(Records with drawing code)
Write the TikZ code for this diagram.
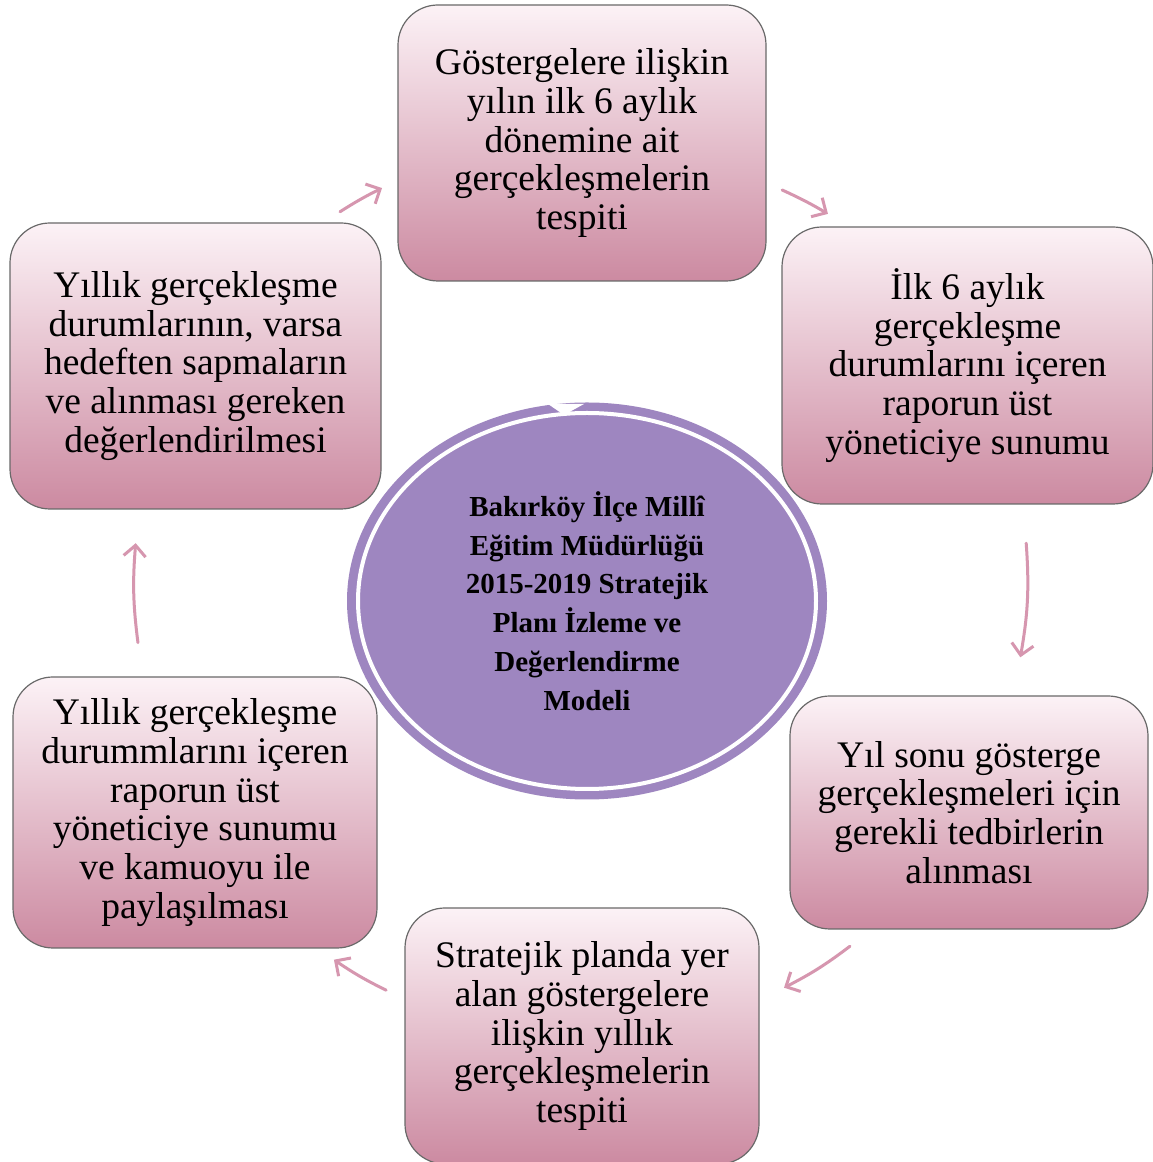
\documentclass[tikz,border=0pt]{standalone}
\usepackage{fontspec}
\setmainfont{Liberation Serif}
\usetikzlibrary{shapes.geometric,arrows.meta,calc}
\definecolor{boxtop}{RGB}{252,242,246}
\definecolor{boxbot}{RGB}{204,138,161}
\definecolor{boxline}{RGB}{105,105,105}
\definecolor{arrowpink}{RGB}{214,150,175}
\definecolor{ringpurple}{RGB}{158,134,192}
\tikzset{
  stagebox/.style={draw=boxline, line width=1.2pt, rounded corners=40pt,
    top color=boxtop, bottom color=boxbot, align=center, inner sep=0pt,
    font=\fontsize{37.5}{38.7}\selectfont},
  cyclearrow/.style={draw=arrowpink, line width=3pt, line cap=round,
    -{Straight Barb[length=11pt,width=22pt,line width=3pt]}},
  hub/.style={ellipse, fill=ringpurple, align=center, inner sep=0pt,
    minimum width=480pt, minimum height=397pt,
    font=\fontsize{29}{38.8}\selectfont\bfseries}
}
\begin{document}
\begin{tikzpicture}[x=1pt,y=1pt]
\useasboundingbox (0,0) rectangle (1152,1162);
\fill[white] (0,0) rectangle (1152,1162);

% central hub
\node[hub] (c) at (587,561) {Bakırköy İlçe Millî\\Eğitim Müdürlüğü\\2015-2019 Stratejik\\Planı İzleme ve\\Değerlendirme\\Modeli};
\draw[white, line width=4pt] (c.center) ellipse [x radius=229, y radius=188];
\fill[white] (548,758) -- (584,758) -- (564,747) -- cycle;

% stage boxes
\node[stagebox, minimum width=368pt, minimum height=276pt] (t) at (582,1019)
  {Göstergelere ilişkin\\yılın ilk 6 aylık\\dönemine ait\\gerçekleşmelerin\\tespiti};
\node[stagebox, minimum width=371pt, minimum height=277pt] (rt) at (967.5,796.5)
  {İlk 6 aylık\\gerçekleşme\\durumlarını içeren\\raporun üst\\yöneticiye sunumu};
\node[stagebox, minimum width=358pt, minimum height=233pt] (rb) at (969,349.5)
  {Yıl sonu gösterge\\gerçekleşmeleri için\\gerekli tedbirlerin\\alınması};
\node[stagebox, minimum width=354pt, minimum height=256pt] (b) at (582,126)
  {Stratejik planda yer\\alan göstergelere\\ilişkin yıllık\\gerçekleşmelerin\\tespiti};
\node[stagebox, minimum width=364pt, minimum height=271pt] (lb) at (195,349.5)
  {Yıllık gerçekleşme\\durummlarını içeren\\raporun üst\\yöneticiye sunumu\\ve kamuoyu ile\\paylaşılması};
\node[stagebox, minimum width=371pt, minimum height=286pt] (lt) at (195.5,796)
  {Yıllık gerçekleşme\\durumlarının, varsa\\hedeften sapmaların\\ve alınması gereken\\değerlendirilmesi};

% arrow end points on a circle around the hub
\coordinate (a1s) at ($(c.center)+(122.4:461)$);
\coordinate (a1e) at ($(c.center)+(116.4:461)$);
\coordinate (a2s) at ($(c.center)+(64.6:455)$);
\coordinate (a2e) at ($(c.center)+(58.1:456)$);
\coordinate (a3s) at ($(c.center)+(7.5:443)$);
\coordinate (a3e) at ($(c.center)+(-7.4:437)$);
\coordinate (a4s) at ($(c.center)+(-52.7:434)$);
\coordinate (a4e) at ($(c.center)+(-63.0:434)$);
\coordinate (a5s) at ($(c.center)+(-117.3:438)$);
\coordinate (a5e) at ($(c.center)+(-125.2:439)$);
\coordinate (a6s) at ($(c.center)+(-174.7:451)$);
\coordinate (a6e) at ($(c.center)+(172.7:455)$);

\draw[cyclearrow] (a1s) to[bend left=3] (a1e);
\draw[cyclearrow] (a2s) to[bend left=3] (a2e);
\draw[cyclearrow] (a3s) to[bend left=7] (a3e);
\draw[cyclearrow] (a4s) to[bend left=5] (a4e);
\draw[cyclearrow] (a5s) to[bend left=4] (a5e);
\draw[cyclearrow] (a6s) to[bend left=6] (a6e);
\end{tikzpicture}
\end{document}
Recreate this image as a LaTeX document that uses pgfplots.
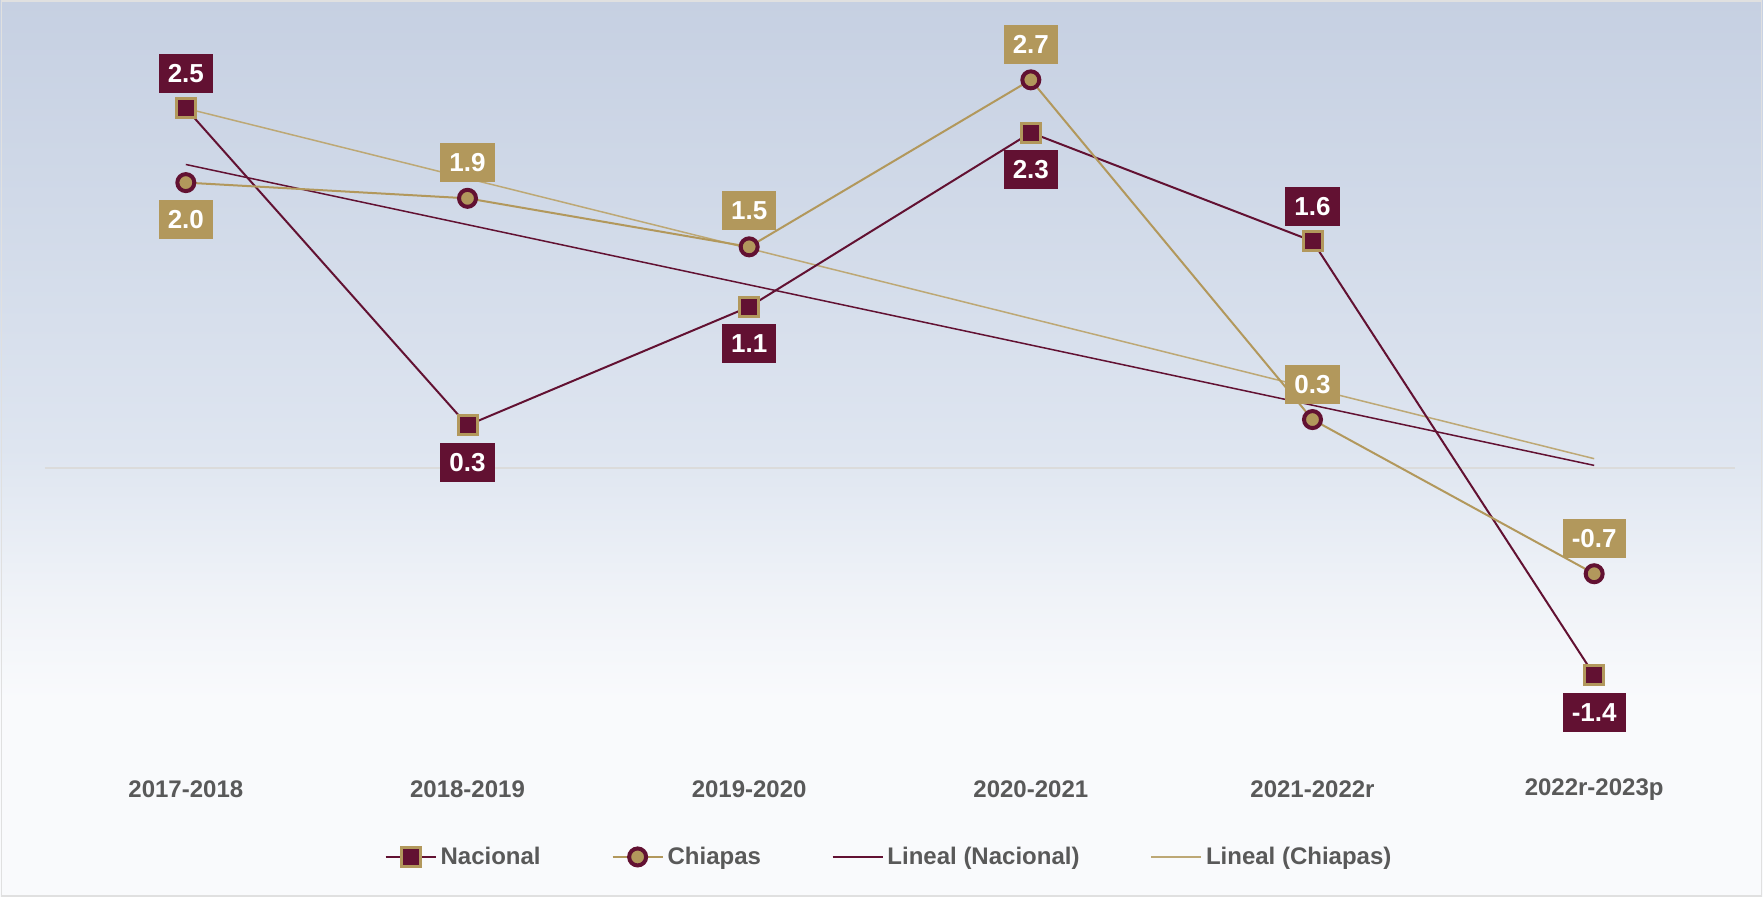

- **WRITTEN PROBLEM**:
A number is the only answer here: how many lines of the material above contain "this"?

- **EXERCISE RESULT**:
2